DATA PROVIDED
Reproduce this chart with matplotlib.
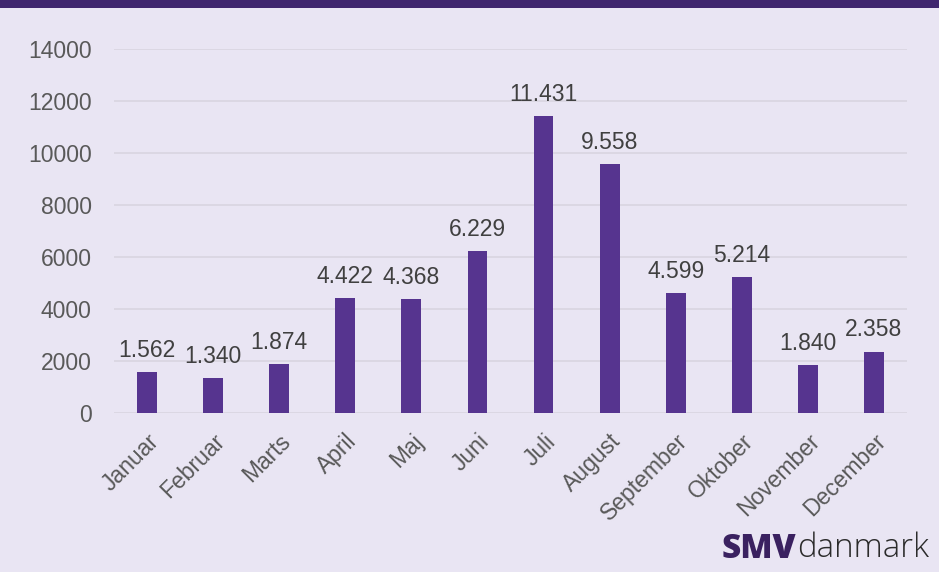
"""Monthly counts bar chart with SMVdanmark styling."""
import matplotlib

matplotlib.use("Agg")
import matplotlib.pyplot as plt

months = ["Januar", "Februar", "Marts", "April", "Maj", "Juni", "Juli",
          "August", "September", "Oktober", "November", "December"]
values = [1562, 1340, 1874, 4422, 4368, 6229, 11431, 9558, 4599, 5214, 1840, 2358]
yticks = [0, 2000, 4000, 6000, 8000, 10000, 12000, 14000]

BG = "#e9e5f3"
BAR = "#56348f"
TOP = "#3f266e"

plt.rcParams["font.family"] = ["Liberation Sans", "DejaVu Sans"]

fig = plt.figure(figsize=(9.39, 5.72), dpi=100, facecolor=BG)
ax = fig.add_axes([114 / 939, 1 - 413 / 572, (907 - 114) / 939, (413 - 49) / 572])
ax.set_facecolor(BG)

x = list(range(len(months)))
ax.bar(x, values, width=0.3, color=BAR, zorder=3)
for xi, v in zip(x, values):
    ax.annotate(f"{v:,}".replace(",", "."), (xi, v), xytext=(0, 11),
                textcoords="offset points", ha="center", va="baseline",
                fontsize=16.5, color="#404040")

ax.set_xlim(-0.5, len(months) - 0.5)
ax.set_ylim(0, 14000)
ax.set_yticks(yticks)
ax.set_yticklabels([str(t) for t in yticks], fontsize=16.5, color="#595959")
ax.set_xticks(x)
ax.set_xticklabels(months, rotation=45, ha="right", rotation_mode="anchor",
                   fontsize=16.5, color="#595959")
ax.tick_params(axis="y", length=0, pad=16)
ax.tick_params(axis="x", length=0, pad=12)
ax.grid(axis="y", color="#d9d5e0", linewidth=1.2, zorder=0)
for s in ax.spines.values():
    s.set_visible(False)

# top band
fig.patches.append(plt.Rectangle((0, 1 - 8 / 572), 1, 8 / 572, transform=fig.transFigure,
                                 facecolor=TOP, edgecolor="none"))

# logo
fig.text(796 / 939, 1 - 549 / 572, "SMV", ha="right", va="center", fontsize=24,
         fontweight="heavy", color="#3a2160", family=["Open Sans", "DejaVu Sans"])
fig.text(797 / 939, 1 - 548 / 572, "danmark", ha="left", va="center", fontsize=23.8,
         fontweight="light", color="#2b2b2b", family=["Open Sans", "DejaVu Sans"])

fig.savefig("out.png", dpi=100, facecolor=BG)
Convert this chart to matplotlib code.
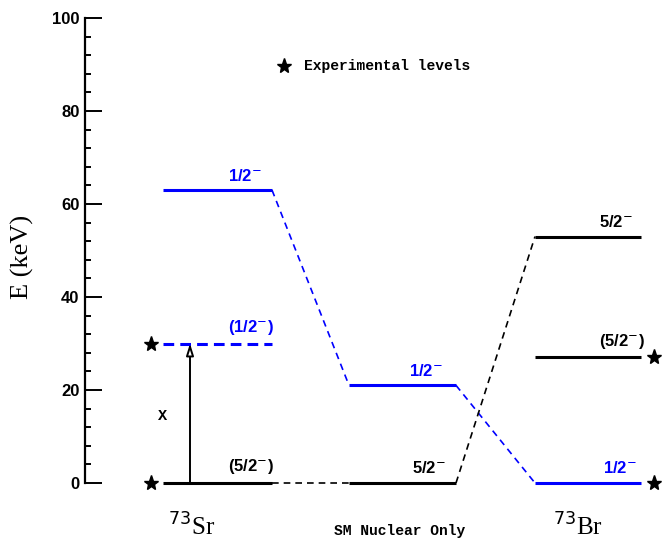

...

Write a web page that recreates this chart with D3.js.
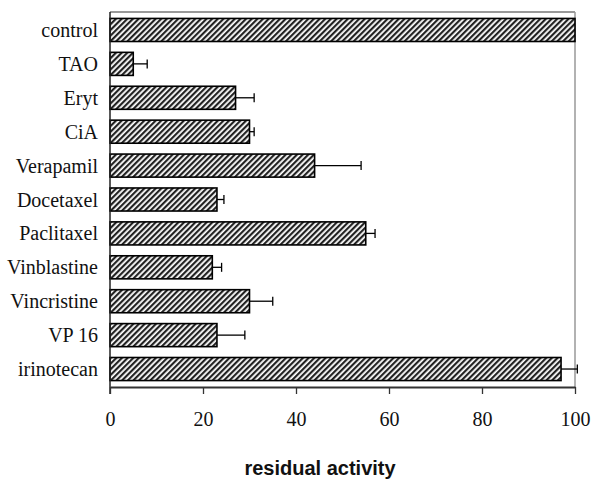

SHORT EXERCISE
Exactly reproduce the stretch that starts at the line containing "Reproduce this chart with matplotlib." and ends at the line containing "ax.set_facecolor(BG)", both ends included; leave any pictures out.

WRITTEN ANSWER
Reproduce this chart with matplotlib.
"""Monthly counts bar chart with SMVdanmark styling."""
import matplotlib

matplotlib.use("Agg")
import matplotlib.pyplot as plt

months = ["Januar", "Februar", "Marts", "April", "Maj", "Juni", "Juli",
          "August", "September", "Oktober", "November", "December"]
values = [1562, 1340, 1874, 4422, 4368, 6229, 11431, 9558, 4599, 5214, 1840, 2358]
yticks = [0, 2000, 4000, 6000, 8000, 10000, 12000, 14000]

BG = "#e9e5f3"
BAR = "#56348f"
TOP = "#3f266e"

plt.rcParams["font.family"] = ["Liberation Sans", "DejaVu Sans"]

fig = plt.figure(figsize=(9.39, 5.72), dpi=100, facecolor=BG)
ax = fig.add_axes([114 / 939, 1 - 413 / 572, (907 - 114) / 939, (413 - 49) / 572])
ax.set_facecolor(BG)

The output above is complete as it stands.